Copy whichever lines contain the string "diagram".

——

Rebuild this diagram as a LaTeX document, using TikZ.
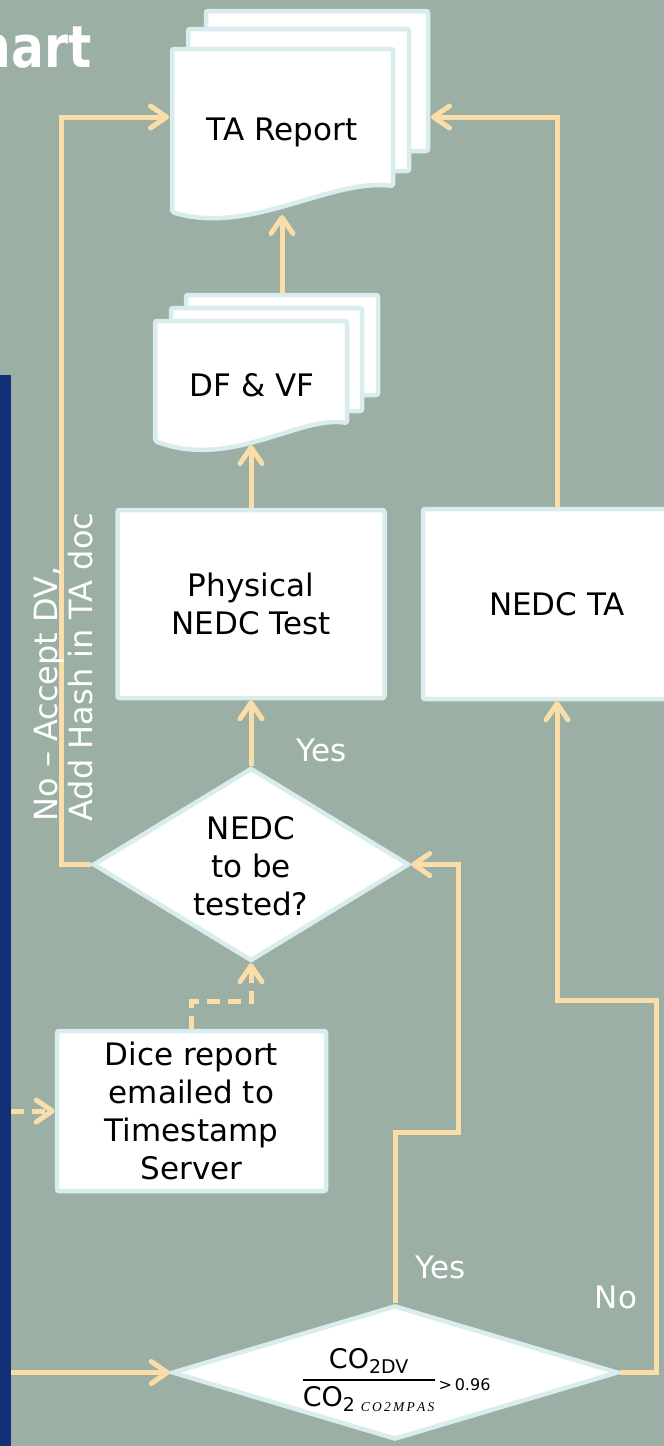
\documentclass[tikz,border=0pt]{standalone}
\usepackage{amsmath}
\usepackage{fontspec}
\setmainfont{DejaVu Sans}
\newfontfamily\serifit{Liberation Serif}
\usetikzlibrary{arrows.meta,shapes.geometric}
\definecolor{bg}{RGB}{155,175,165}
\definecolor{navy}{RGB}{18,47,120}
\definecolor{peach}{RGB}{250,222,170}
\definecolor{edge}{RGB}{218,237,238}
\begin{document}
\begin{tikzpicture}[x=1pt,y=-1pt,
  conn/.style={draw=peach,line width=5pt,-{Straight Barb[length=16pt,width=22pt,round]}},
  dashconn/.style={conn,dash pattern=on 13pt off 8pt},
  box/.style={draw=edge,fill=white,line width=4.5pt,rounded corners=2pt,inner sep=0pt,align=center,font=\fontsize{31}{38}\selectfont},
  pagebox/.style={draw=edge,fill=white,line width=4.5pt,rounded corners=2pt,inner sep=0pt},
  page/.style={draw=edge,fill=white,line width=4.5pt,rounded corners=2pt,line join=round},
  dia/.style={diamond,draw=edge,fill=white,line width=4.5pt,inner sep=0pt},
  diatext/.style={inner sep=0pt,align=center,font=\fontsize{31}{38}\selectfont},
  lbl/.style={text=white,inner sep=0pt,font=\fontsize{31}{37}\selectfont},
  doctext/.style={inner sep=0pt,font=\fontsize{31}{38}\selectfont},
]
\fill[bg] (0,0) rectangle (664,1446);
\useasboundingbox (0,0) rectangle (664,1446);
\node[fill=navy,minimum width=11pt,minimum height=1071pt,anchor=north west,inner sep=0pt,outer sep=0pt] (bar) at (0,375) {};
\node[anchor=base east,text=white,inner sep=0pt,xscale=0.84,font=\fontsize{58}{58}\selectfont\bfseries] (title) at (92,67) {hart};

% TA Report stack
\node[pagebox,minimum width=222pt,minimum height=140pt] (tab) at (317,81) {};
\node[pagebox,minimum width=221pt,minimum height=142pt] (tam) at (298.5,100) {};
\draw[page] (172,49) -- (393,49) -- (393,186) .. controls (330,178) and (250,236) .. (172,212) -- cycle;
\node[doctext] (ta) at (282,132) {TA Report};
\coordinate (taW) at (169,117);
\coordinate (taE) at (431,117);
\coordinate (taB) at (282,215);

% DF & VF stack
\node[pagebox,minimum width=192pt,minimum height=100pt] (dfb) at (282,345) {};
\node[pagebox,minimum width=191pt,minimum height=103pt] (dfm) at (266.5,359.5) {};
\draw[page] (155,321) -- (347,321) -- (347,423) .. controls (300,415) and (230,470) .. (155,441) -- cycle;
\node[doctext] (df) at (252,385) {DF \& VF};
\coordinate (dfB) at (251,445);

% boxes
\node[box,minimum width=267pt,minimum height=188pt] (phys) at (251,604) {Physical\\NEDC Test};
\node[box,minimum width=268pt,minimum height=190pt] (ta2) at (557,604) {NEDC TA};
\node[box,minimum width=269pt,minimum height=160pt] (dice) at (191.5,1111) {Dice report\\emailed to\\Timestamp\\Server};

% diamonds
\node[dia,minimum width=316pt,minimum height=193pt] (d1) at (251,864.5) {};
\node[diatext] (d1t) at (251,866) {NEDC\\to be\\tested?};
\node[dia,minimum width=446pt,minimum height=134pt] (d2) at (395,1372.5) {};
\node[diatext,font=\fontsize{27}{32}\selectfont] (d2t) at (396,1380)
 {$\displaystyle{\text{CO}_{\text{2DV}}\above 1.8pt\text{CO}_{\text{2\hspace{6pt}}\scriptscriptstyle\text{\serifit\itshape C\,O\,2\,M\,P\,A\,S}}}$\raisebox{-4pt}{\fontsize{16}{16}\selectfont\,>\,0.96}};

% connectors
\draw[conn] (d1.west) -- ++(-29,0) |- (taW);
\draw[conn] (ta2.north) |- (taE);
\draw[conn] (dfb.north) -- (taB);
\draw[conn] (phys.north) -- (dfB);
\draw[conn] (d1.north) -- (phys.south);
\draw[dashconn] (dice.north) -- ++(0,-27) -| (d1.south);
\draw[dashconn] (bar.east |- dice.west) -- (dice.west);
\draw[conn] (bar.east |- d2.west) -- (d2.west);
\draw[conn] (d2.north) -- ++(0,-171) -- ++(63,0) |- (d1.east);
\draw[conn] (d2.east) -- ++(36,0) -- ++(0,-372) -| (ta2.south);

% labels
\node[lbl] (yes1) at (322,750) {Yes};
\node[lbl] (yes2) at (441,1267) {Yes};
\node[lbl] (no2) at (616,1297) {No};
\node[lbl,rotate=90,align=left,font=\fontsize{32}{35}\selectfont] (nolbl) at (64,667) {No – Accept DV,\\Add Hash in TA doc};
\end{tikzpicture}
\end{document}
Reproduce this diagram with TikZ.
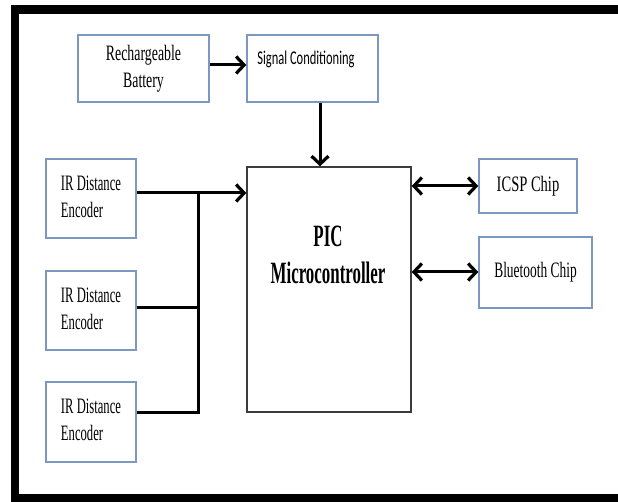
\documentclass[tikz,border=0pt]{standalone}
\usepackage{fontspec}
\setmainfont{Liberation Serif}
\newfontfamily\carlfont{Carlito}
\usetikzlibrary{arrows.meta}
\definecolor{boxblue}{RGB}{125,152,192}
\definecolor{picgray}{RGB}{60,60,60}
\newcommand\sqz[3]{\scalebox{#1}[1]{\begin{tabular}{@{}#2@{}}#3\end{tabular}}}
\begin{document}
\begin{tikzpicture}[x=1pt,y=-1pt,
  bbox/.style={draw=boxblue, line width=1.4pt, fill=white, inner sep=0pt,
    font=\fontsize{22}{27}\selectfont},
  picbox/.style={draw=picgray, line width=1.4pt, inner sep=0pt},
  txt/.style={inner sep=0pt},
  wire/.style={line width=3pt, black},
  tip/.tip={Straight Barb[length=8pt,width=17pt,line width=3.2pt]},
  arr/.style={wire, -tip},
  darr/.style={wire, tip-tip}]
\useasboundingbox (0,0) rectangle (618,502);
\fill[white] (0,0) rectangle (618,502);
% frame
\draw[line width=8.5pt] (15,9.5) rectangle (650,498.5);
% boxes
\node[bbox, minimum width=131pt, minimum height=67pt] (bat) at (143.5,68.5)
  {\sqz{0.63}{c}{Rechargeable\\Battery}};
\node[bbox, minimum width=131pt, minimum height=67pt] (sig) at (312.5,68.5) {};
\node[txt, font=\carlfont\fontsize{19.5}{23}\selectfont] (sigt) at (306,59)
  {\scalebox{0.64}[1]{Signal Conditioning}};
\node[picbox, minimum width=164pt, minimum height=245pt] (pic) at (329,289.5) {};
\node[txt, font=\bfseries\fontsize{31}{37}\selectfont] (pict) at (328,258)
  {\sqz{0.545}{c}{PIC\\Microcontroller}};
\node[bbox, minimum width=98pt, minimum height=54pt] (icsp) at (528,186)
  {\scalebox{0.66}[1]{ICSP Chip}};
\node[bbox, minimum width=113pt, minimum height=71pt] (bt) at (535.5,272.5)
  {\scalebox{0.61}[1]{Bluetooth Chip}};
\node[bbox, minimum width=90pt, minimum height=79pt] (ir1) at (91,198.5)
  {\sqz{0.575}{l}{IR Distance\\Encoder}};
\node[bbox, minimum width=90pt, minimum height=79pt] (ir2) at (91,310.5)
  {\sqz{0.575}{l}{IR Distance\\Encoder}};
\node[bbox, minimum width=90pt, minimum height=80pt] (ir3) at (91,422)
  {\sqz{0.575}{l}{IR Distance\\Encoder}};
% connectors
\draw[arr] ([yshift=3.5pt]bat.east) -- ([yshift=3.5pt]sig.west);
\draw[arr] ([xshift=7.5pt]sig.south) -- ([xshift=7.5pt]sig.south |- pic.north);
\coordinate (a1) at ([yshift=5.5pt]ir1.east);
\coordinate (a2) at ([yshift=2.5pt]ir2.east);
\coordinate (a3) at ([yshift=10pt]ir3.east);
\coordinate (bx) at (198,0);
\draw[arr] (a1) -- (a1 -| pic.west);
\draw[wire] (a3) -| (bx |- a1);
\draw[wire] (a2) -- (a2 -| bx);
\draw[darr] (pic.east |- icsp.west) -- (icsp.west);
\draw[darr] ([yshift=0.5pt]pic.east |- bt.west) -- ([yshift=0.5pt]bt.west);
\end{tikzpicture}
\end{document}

——

**The output**
Rebuild this diagram as a LaTeX document, using TikZ.
Reproduce this diagram with TikZ.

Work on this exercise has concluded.